Criticism from her former right-wing advisor notwithstanding, Governor Kristi Noem’s retread bill to discriminate against South Dakota’s (what, two? three?) transgender school athletes passed Senate State Affairs Thursday and is on its way to its first floor vote this week. (The Session is only a week old; the Legislature is sure in a hurry to usurp local school board authority and bully transgender South Dakotans.)
Senate Bill 46 did accrue its first amendment Thursday. Senator Mary Duvall (R-24/Pierre) sought to ease schools’ concerns about costly discrimination lawsuits by adding Section 5, which extends the state’s helping hand in defending against any litigation that arises from Noem’s mandated transgender discrimination:
For any lawsuit brought or any complaint filed against an accredited school, a school district, or an institution of higher education under the control of either the Board of Regents or the Board of Technical Education, or an employee, board, or a member thereof, as a result of compliance with section 1 of this Act, the attorney general shall provide legal representation at no cost to that entity or individual.

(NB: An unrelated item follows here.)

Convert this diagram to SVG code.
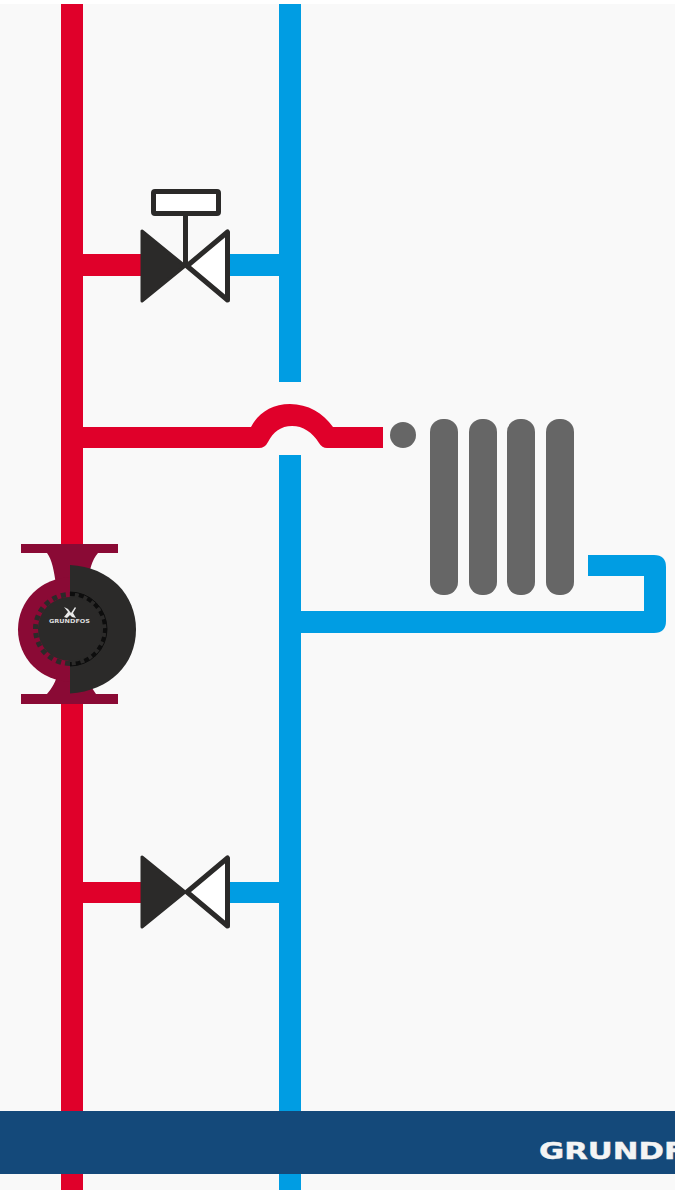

In addition to the expenses of representation, the state shall assume financial responsibility for any other expense related to the lawsuit or complaint and incurred by an accredited school, a school district, or an institution of higher education, or an employee, board, or a member, including any award for attorney’s fees and costs for which that entity or individual would be otherwise responsible [2022 SB 46, Amendment 46A, approved by Senate State Affairs, 2022.01.14].
Hmmm—maybe that’s why the Governor wants to pour another $1.5 million into the state’s extraordinary litigation fund.
But hey: the good news, schools, is that the state will pick up your legal bills for enforcing her anti-trans campaign ploy. The bad news is, for the time being, your lawyer would be Jason Ravnsborg. Hmmm… maybe the schools should call their legislators and urge them to hurry up and remove Ravnsborg from office so they can have competent legal representation.